◆ Goal of the exercise ◆
Quote from the first line below through the line that contains "const yTickExponents = [5, 6, 7, 8, 9];", both included, and leave the pictures out.

--- start of Data extract ---

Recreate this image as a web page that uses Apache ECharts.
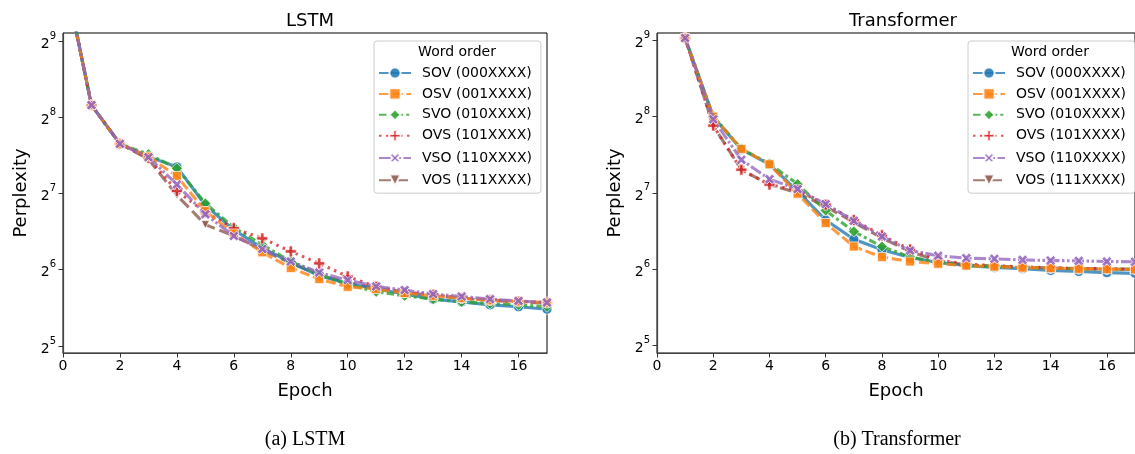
<!DOCTYPE html>
<html>
<head>
<meta charset="utf-8">
<script src="https://cdn.jsdelivr.net/npm/echarts@6/dist/echarts.min.js"></script>
<style>html,body{margin:0;padding:0;background:#fff}#c{width:1135px;height:454px}</style>
</head>
<body>
<div id="c"></div>
<script>
// ---------- data ----------
const orderNames = ['SOV (000XXXX)', 'OSV (001XXXX)', 'SVO (010XXXX)', 'OVS (101XXXX)', 'VSO (110XXXX)', 'VOS (111XXXX)'];
const xTickValues = [0, 2, 4, 6, 8, 10, 12, 14, 16];
const yTickExponents = [5, 6, 7, 8, 9];

const lstmEpochs = [0, 1, 2, 3, 4, 5, 6, 7, 8, 9, 10, 11, 12, 13, 14, 15, 16, 17];
const lstmSOV = [1000, 286, 201, 179, 163, 115, 92, 78, 68.4, 60.6, 56.5, 53.7, 51.3, 49.0, 47.8, 46.5, 45.7, 44.7];
const lstmOSV = [1000, 286, 201, 179, 150, 109, 89, 75, 65, 58.8, 54.8, 53.7, 51.8, 50.5, 49.5, 48.5, 48.0, 47.5];
const lstmSVO = [1000, 286, 201, 183, 161, 117, 94, 80.4, 69, 61.5, 56, 52.4, 50.5, 49.0, 47.8, 47.0, 46.5, 45.7];
const lstmOVS = [1000, 286, 201, 177, 131, 108, 93.3, 85.1, 75.6, 67.8, 60.2, 54.8, 52.2, 51.0, 49.5, 48.6, 48.0, 47.5];
const lstmVSO = [1000, 286, 201, 178, 139, 106, 87, 77.3, 69, 62.4, 58.2, 55.0, 53.2, 51.3, 50.2, 49.0, 48.2, 47.5];
const lstmVOS = [1000, 286, 201, 175, 126, 96.5, 87, 76.5, 68, 61, 57, 54.2, 52.2, 50.6, 49.4, 48.4, 47.8, 47.2];

const transEpochs = [1, 2, 3, 4, 5, 6, 7, 8, 9, 10, 11, 12, 13, 14, 15, 16, 17];
const transSOV = [523, 256, 190, 166, 130, 100, 84, 76.3, 71.1, 68.0, 66.1, 65.0, 64.3, 63.2, 62.6, 62.0, 61.6];
const transOSV = [523, 256, 191, 166, 127, 97.3, 78.6, 71.4, 68.6, 67.2, 66.1, 65.5, 64.9, 64.6, 64.2, 64.0, 63.8];
const transSVO = [523, 257, 191, 167, 138.6, 109, 90.1, 78.6, 71.5, 68, 66.1, 65.5, 64.9, 64.6, 64.2, 64.0, 63.8];
const transOVS = [523, 236, 158, 138, 131, 115, 100, 87, 76.5, 69.5, 67, 66, 65.3, 64.8, 64.4, 64.2, 64.0];
const transVSO = [523, 250, 173, 145, 132.5, 115.6, 99.3, 86.1, 75.8, 72.3, 70.7, 70.3, 69.6, 69.2, 69.0, 68.6, 68.4];
const transVOS = [523, 236, 158, 138, 128, 113, 98, 85, 75, 69, 66.5, 65.8, 65.2, 64.7, 64.3, 64.1, 63.9];

const lstmData = [lstmSOV, lstmOSV, lstmSVO, lstmOVS, lstmVSO, lstmVOS];
const transData = [transSOV, transOSV, transSVO, transOVS, transVSO, transVOS];

// ---------- styles ----------
const colors = ['#1f77b4', '#ff7f0e', '#2ca02c', '#d62728', '#9467bd', '#8c564b'];
const dashes = ['solid', [10, 3.75], [7.5, 3.1, 3, 3.1], [2.5, 4.5], [12, 2.5, 2.5, 2.5, 2.5, 2.5], [12, 5]];
const plusPath = 'path://M-1.2,-4L1.2,-4L1.2,-1.2L4,-1.2L4,1.2L1.2,1.2L1.2,4L-1.2,4L-1.2,1.2L-4,1.2L-4,-1.2L-1.2,-1.2Z';
const symbols = ['circle', 'rect', 'diamond', plusPath, plusPath, 'triangle'];
const symbolRot = [0, 0, 0, 0, 45, 180];
const symbolSizes = [10, 9, 11, 11, 11, 8];
const zOrder = [4, 7, 5, 6, 8, 3];

const FONT = 'DejaVu Sans';

function makeSeries(epochs, dataArr, idx) {
  return dataArr.map((vals, i) => ({
    name: orderNames[i],
    type: 'line',
    xAxisIndex: idx,
    yAxisIndex: idx,
    data: epochs.map((e, k) => [e, vals[k]]),
    symbol: symbols[i],
    symbolRotate: symbolRot[i],
    symbolSize: symbolSizes[i],
    showSymbol: true,
    clip: true,
    lineStyle: { color: colors[i], width: 3.1, type: dashes[i], opacity: 0.78, cap: 'butt' },
    itemStyle: { color: colors[i], borderColor: '#ffffff', borderWidth: 0.8, opacity: 0.88 },
    emphasis: { disabled: true },
    z: zOrder[i]
  }));
}

function yAxis(idx, min, max) {
  return {
    type: 'log', logBase: 2, gridIndex: idx, min: min, max: max,
    name: 'Perplexity', nameLocation: 'middle', nameGap: 33,
    nameTextStyle: { fontFamily: FONT, fontSize: 18, color: '#000' },
    axisLine: { show: true, lineStyle: { color: '#444', width: 1.2 } },
    axisTick: { show: true, length: 4.5, lineStyle: { color: '#333', width: 1 } },
    splitLine: { show: false },
    axisLabel: {
      showMinLabel: false, showMaxLabel: false, margin: 7,
      formatter: v => '{b|2}{s|' + Math.round(Math.log2(v)) + '}',
      rich: {
        b: { fontFamily: FONT, fontSize: 14, color: '#000', verticalAlign: 'bottom', lineHeight: 20 },
        s: { fontFamily: FONT, fontSize: 10, color: '#000', verticalAlign: 'top', lineHeight: 20 }
      }
    }
  };
}

function xAxis(idx) {
  return {
    type: 'value', gridIndex: idx, min: 0, max: 17,
    name: 'Epoch', nameLocation: 'middle', nameGap: 29,
    nameTextStyle: { fontFamily: FONT, fontSize: 18, color: '#000' },
    axisLine: { show: true, onZero: false, lineStyle: { color: '#444', width: 1.2 } },
    axisTick: { show: true, length: 4.5, customValues: xTickValues, lineStyle: { color: '#333', width: 1 } },
    splitLine: { show: false },
    axisLabel: { customValues: xTickValues, fontFamily: FONT, fontSize: 14, color: '#000', margin: 6 }
  };
}

function legend(left) {
  return {
    data: orderNames, orient: 'vertical', left: left, top: 41,
    padding: [24, 9, 5, 4],
    itemWidth: 32, itemHeight: 14, itemGap: 4.9,
    borderColor: '#cccccc', borderWidth: 1, borderRadius: 3, backgroundColor: 'rgba(255,255,255,0.85)',
    selectedMode: false,
    textStyle: { fontFamily: FONT, fontSize: 14, color: '#000', lineHeight: 16, padding: [0, 0, 0, 6] }
  };
}

const chart = echarts.init(document.getElementById('c'), null, { renderer: 'canvas' });
chart.setOption({
  backgroundColor: '#ffffff',
  animation: false,
  title: [
    { text: 'LSTM', left: 305, top: 7, textAlign: 'center', textStyle: { fontFamily: FONT, fontSize: 18, fontWeight: 'normal', color: '#000' } },
    { text: 'Transformer', left: 898, top: 7, textAlign: 'center', textStyle: { fontFamily: FONT, fontSize: 18, fontWeight: 'normal', color: '#000' } }
  ],
  grid: [
    { left: 63, right: 588, top: 33, bottom: 101, show: true, borderColor: '#000', borderWidth: 1, backgroundColor: 'transparent' },
    { left: 657, right: -4, top: 33, bottom: 101, show: true, borderColor: '#000', borderWidth: 1, backgroundColor: 'transparent' }
  ],
  xAxis: [xAxis(0), xAxis(1)],
  yAxis: [yAxis(0, Math.pow(2, 4.908), Math.pow(2, 9.105)), yAxis(1, Math.pow(2, 4.90), Math.pow(2, 9.097))],
  legend: [legend(374), legend(968)],
  series: [].concat(makeSeries(lstmEpochs, lstmData, 0), makeSeries(transEpochs, transData, 1)),
  graphic: [
    { type: 'text', x: 457, y: 52, z: 100, zlevel: 1, style: { text: 'Word order', fontFamily: FONT, fontSize: 14, fill: '#000', align: 'center', verticalAlign: 'middle' } },
    { type: 'text', x: 1050, y: 52, z: 100, zlevel: 1, style: { text: 'Word order', fontFamily: FONT, fontSize: 14, fill: '#000', align: 'center', verticalAlign: 'middle' } },
    { type: 'text', x: 305, y: 440, style: { text: '(a) LSTM', fontFamily: 'Liberation Serif', fontSize: 20, fill: '#000', align: 'center', verticalAlign: 'middle' } },
    { type: 'text', x: 897, y: 440, style: { text: '(b) Transformer', fontFamily: 'Liberation Serif', fontSize: 20, fill: '#000', align: 'center', verticalAlign: 'middle' } }
  ]
});
</script>
</body>
</html>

--- end of Data extract ---

◆ Output below ◆
Recreate this image as a web page that uses Apache ECharts.
<!DOCTYPE html>
<html>
<head>
<meta charset="utf-8">
<script src="https://cdn.jsdelivr.net/npm/echarts@6/dist/echarts.min.js"></script>
<style>html,body{margin:0;padding:0;background:#fff}#c{width:1135px;height:454px}</style>
</head>
<body>
<div id="c"></div>
<script>
// ---------- data ----------
const orderNames = ['SOV (000XXXX)', 'OSV (001XXXX)', 'SVO (010XXXX)', 'OVS (101XXXX)', 'VSO (110XXXX)', 'VOS (111XXXX)'];
const xTickValues = [0, 2, 4, 6, 8, 10, 12, 14, 16];
const yTickExponents = [5, 6, 7, 8, 9];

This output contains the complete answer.